-- What is needed --
Retype exactly what runs from the first line of the data to the line with "127.8], [501, 164]];", keeping both of those lines and skipping pictures.

-- Data lines --
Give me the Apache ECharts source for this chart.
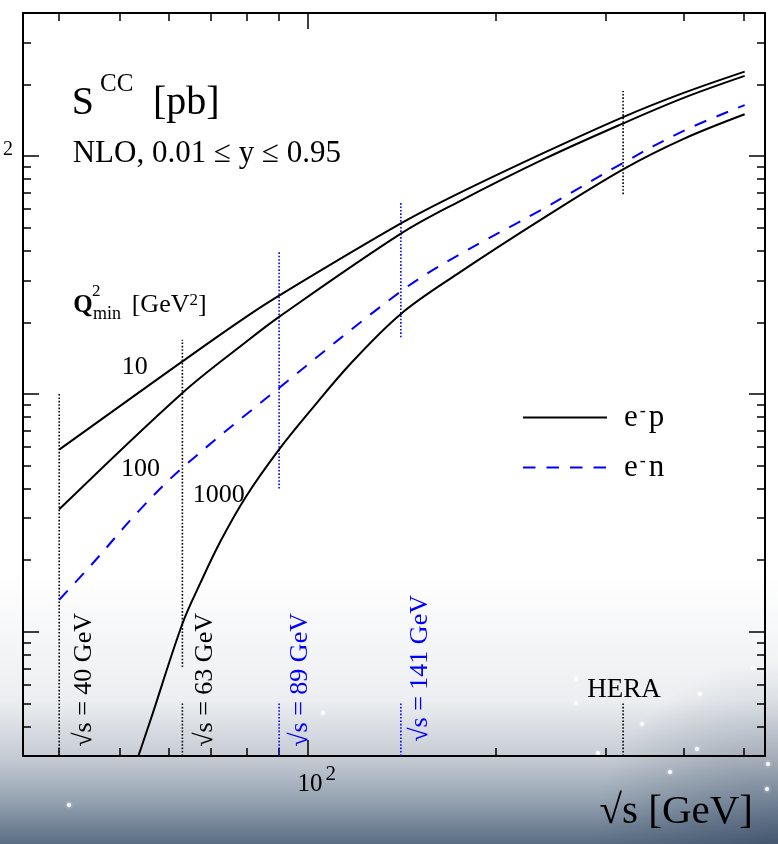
<!DOCTYPE html>
<html>
<head>
<meta charset="utf-8">
<script src="https://cdn.jsdelivr.net/npm/echarts@6/dist/echarts.min.js"></script>
<style>
html, body { margin: 0; padding: 0; background: #fff; }
#chart { width: 778px; height: 844px; }
</style>
</head>
<body>
<div id="chart"></div>
<script>
// sqrt(s) [GeV] , sigma [pb]
var epQ10 = [[40, 5.83], [63, 13.7], [78, 20.3], [90, 25.9], [141, 52.1], [173.5, 69.2], [238.8, 103.2], [320, 146], [400, 184.5], [501, 226.8]];
var epQ100 = [[40, 3.27], [63, 10.1], [80, 16.7], [90, 21.1], [141, 47.2], [173.5, 63.8], [238.8, 97.1], [320, 137.3], [400, 175.8], [501, 217.5]];
var epQ1000 = [[52, 0.239], [56, 0.424], [63, 1.08], [67.3, 1.6], [72.5, 2.4], [79.5, 3.67], [90, 5.84], [101, 8.5], [117.1, 13.4], [141, 21.7], [173.5, 31.9], [238.8, 55.0], [320, 88.0], [400, 118.2], [501, 150]];
var enQ = [[40, 1.363], [45.2, 1.93], [53.7, 3.23], [63, 4.89], [90, 10.6], [141, 27.0], [173.5, 38.1], [238.8, 60.2], [320, 93.7], [400, 127.8], [501, 164]];

// vertical dotted markers
var markerS = [40, 63, 90, 141, 320];
var markerText = ['√s = 40 GeV', '√s = 63 GeV', '√s = 89 GeV', '√s = 141 GeV', 'HERA'];
var markerColor = ['#000', '#000', '#0000ff', '#0000ff', '#000'];
var markerTop = [[0.3, 10], [0.71, 16.9], [4.0, 39.7], [17.3, 64.5], [69.2, 188]];
var markerLow = [null, [0.3, 0.5], [0.3, 0.5], [0.3, 0.5], [0.3, 0.5]];

// axes
var xRange = [35, 540];
var yRange = [0.3, 400];
var xMajor = [100];
var xMinor = [40, 50, 60, 70, 80, 90, 200, 300, 400, 500];
var yMajor = [1, 10, 100];
var yMinor = [0.4, 0.5, 0.6, 0.7, 0.8, 0.9, 2, 3, 4, 5, 6, 7, 8, 9, 20, 30, 40, 50, 60, 70, 80, 90, 200, 300];

// background stars (pixel positions of the decoration)
var stars = [[69, 805], [323, 713], [576, 679], [576, 703], [598, 753], [642, 724], [670, 772], [697, 749], [700, 694], [753, 668], [768, 764], [767, 789]];

var FONT = 'Liberation Serif';
var lg = function (v) { return Math.log10(v); };

function toLog(arr) {
  return arr.map(function (d) { return [lg(d[0]), lg(d[1])]; });
}

function axis(kind, pos, ticks, len, showLine, label) {
  var r = kind === 'x' ? xRange : yRange;
  return {
    type: 'value',
    position: pos,
    min: lg(r[0]),
    max: lg(r[1]),
    splitLine: { show: false },
    axisLine: { show: showLine, onZero: false, lineStyle: { color: '#000', width: 2 } },
    axisTick: { show: true, inside: true, length: len, customValues: ticks.map(lg), lineStyle: { color: '#000', width: 1.5 } },
    axisLabel: label || { show: false }
  };
}

// "10" with a raised "2"
var base10 = { fontFamily: FONT, fontSize: 25, color: '#000', padding: [8, 0, 0, 0] };

var xAxes = [
  axis('x', 'bottom', xMajor, 16, true, {
    show: true, customValues: xMajor.map(lg), margin: 8,
    formatter: function () { return '{p|}{b|10}{s|2}'; },
    rich: {
      p: { width: 18 },
      b: base10,
      s: { fontFamily: FONT, fontSize: 21, color: '#000', verticalAlign: 'top', padding: [0, 0, 0, 3] }
    }
  }),
  axis('x', 'bottom', xMinor, 8, false),
  axis('x', 'top', xMajor, 16, true),
  axis('x', 'top', xMinor, 8, false)
];
xAxes[0].name = '√s [GeV]';
xAxes[0].nameLocation = 'end';
xAxes[0].nameGap = -12;
xAxes[0].nameMoveOverlap = false;
xAxes[0].nameTextStyle = { fontFamily: FONT, fontSize: 41, color: '#000', align: 'right', verticalAlign: 'top', padding: [36, 0, 0, 0] };

var yAxes = [
  axis('y', 'left', yMajor, 16, true, {
    show: true, customValues: [lg(100)], margin: 10,
    formatter: function () { return '{b|10}{s|2}'; },
    rich: {
      b: base10,
      s: { fontFamily: FONT, fontSize: 20, color: '#000', verticalAlign: 'top', padding: [0, 0, 0, 6] }
    }
  }),
  axis('y', 'left', yMinor, 8, false),
  axis('y', 'right', yMajor, 16, true),
  axis('y', 'right', yMinor, 8, false)
];

var series = [];
function curve(name, data, color, type) {
  series.push({
    name: name,
    type: 'line',
    data: toLog(data),
    symbol: 'none',
    smooth: 0.35,
    silent: true,
    z: 5,
    itemStyle: { color: color },
    lineStyle: { color: color, width: 2, type: type }
  });
}
curve('e-p', epQ10, '#000', 'solid');
curve('e-p', epQ100, '#000', 'solid');
curve('e-p', epQ1000, '#000', 'solid');
curve('e-n', enQ, '#0000ff', [12.5, 11]);

for (var i = 0; i < markerS.length; i++) {
  var segs = [markerTop[i], markerLow[i]];
  for (var k = 0; k < segs.length; k++) {
    if (!segs[k]) continue;
    series.push({
      name: 'mark' + i + '_' + k,
      type: 'line',
      data: [[lg(markerS[i]), lg(segs[k][0])], [lg(markerS[i]), lg(segs[k][1])]],
      symbol: 'none',
      silent: true,
      z: 4,
      lineStyle: { color: markerColor[i], width: 1.6, type: [1.6, 1.8] }
    });
  }
}

// text helper, "base" is the text baseline
function label(str, x, base, size, extra) {
  var st = {
    text: str, fontFamily: FONT, fontSize: size, fill: '#000',
    align: 'left', verticalAlign: 'middle', textAlign: 'left', textVerticalAlign: 'middle'
  };
  for (var key in extra) st[key] = extra[key];
  return { type: 'text', x: x, y: base - 0.3 * size, z: 10, silent: true, style: st };
}

var graphics = [
  {
    type: 'rect', z: -10, silent: true,
    shape: { x: 0, y: 0, width: 778, height: 844 },
    style: {
      fill: {
        type: 'linear', x: 0, y: 0, x2: 0, y2: 1,
        colorStops: [
          { offset: 0, color: '#ffffff' },
          { offset: 0.68, color: '#ffffff' },
          { offset: 0.83, color: '#eceef1' },
          { offset: 0.9, color: '#c4cad2' },
          { offset: 0.95, color: '#93a1b0' },
          { offset: 1, color: '#5b6d83' }
        ]
      }
    }
  },
  {
    // bottom right corner is a little darker
    type: 'rect', z: -9, silent: true,
    shape: { x: 300, y: 660, width: 478, height: 184 },
    style: {
      fill: {
        type: 'radial', x: 1, y: 1, r: 1,
        colorStops: [
          { offset: 0, color: 'rgba(25,45,75,0.35)' },
          { offset: 1, color: 'rgba(25,45,75,0)' }
        ]
      }
    }
  },
  label('S', 71.7, 115, 40),
  label('CC', 100, 92, 25),
  label('[pb]', 153, 115, 40),
  label('NLO, 0.01 ≤ y ≤ 0.95', 72.7, 163.3, 31),
  label('Q', 73.3, 313, 25, { fontWeight: 'bold' }),
  label('2', 92, 297, 17),
  label('min', 93, 320, 18),
  label('[GeV{s|2}]', 131.7, 313, 26, { rich: { s: { fontFamily: FONT, fontSize: 17, verticalAlign: 'top' } } }),
  label('10', 121.7, 375, 26),
  label('100', 121, 476.7, 26),
  label('1000', 192.7, 503.3, 26),
  label('HERA', 587.3, 698.3, 27)
];

for (var t = 0; t < stars.length; t++) {
  graphics.push({
    type: 'circle', z: -8, silent: true,
    shape: { cx: stars[t][0], cy: stars[t][1], r: 2 },
    style: { fill: 'rgba(255,255,255,0.9)', shadowBlur: 3, shadowColor: '#ffffff' }
  });
}

// rotated marker labels
var rotBase = [91.7, 213.3, 308.3, 428.3];
var rotStart = [746.7, 746.7, 746.7, 741.7];
for (var j = 0; j < 4; j++) {
  graphics.push({
    type: 'text', x: rotBase[j] - 0.3 * 26, y: rotStart[j], rotation: Math.PI / 2, z: 10, silent: true,
    style: {
      text: markerText[j], fontFamily: FONT, fontSize: 26, fill: markerColor[j],
      align: 'left', verticalAlign: 'middle', textAlign: 'left', textVerticalAlign: 'middle'
    }
  });
}

var chart = echarts.init(document.getElementById('chart'));
chart.setOption({
  animation: false,
  textStyle: { fontFamily: FONT },
  grid: { left: 23, top: 13, right: 13, bottom: 88, containLabel: false, outerBoundsMode: 'none' },
  legend: {
    data: ['e-p', 'e-n'],
    orient: 'vertical',
    left: 522,
    top: 402,
    padding: 0,
    itemWidth: 84,
    itemHeight: 30,
    itemGap: 19,
    selectedMode: false,
    itemStyle: { color: 'rgba(0,0,0,0)', borderWidth: 0, opacity: 0 },
    formatter: function (name) {
      return name === 'e-p' ? '{b|e}{s|-}{b|p}' : '{b|e}{s|-}{b|n}';
    },
    textStyle: {
      padding: [0, 0, 0, 12],
      rich: {
        b: { fontFamily: FONT, fontSize: 31, color: '#000' },
        s: { fontFamily: FONT, fontSize: 18, color: '#000', verticalAlign: 'top', padding: [0, 3, 0, 2] }
      }
    }
  },
  xAxis: xAxes,
  yAxis: yAxes,
  graphic: graphics,
  series: series
});
</script>
</body>
</html>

-- The solution --
Give me the Apache ECharts source for this chart.
<!DOCTYPE html>
<html>
<head>
<meta charset="utf-8">
<script src="https://cdn.jsdelivr.net/npm/echarts@6/dist/echarts.min.js"></script>
<style>
html, body { margin: 0; padding: 0; background: #fff; }
#chart { width: 778px; height: 844px; }
</style>
</head>
<body>
<div id="chart"></div>
<script>
// sqrt(s) [GeV] , sigma [pb]
var epQ10 = [[40, 5.83], [63, 13.7], [78, 20.3], [90, 25.9], [141, 52.1], [173.5, 69.2], [238.8, 103.2], [320, 146], [400, 184.5], [501, 226.8]];
var epQ100 = [[40, 3.27], [63, 10.1], [80, 16.7], [90, 21.1], [141, 47.2], [173.5, 63.8], [238.8, 97.1], [320, 137.3], [400, 175.8], [501, 217.5]];
var epQ1000 = [[52, 0.239], [56, 0.424], [63, 1.08], [67.3, 1.6], [72.5, 2.4], [79.5, 3.67], [90, 5.84], [101, 8.5], [117.1, 13.4], [141, 21.7], [173.5, 31.9], [238.8, 55.0], [320, 88.0], [400, 118.2], [501, 150]];
var enQ = [[40, 1.363], [45.2, 1.93], [53.7, 3.23], [63, 4.89], [90, 10.6], [141, 27.0], [173.5, 38.1], [238.8, 60.2], [320, 93.7], [400, 127.8], [501, 164]];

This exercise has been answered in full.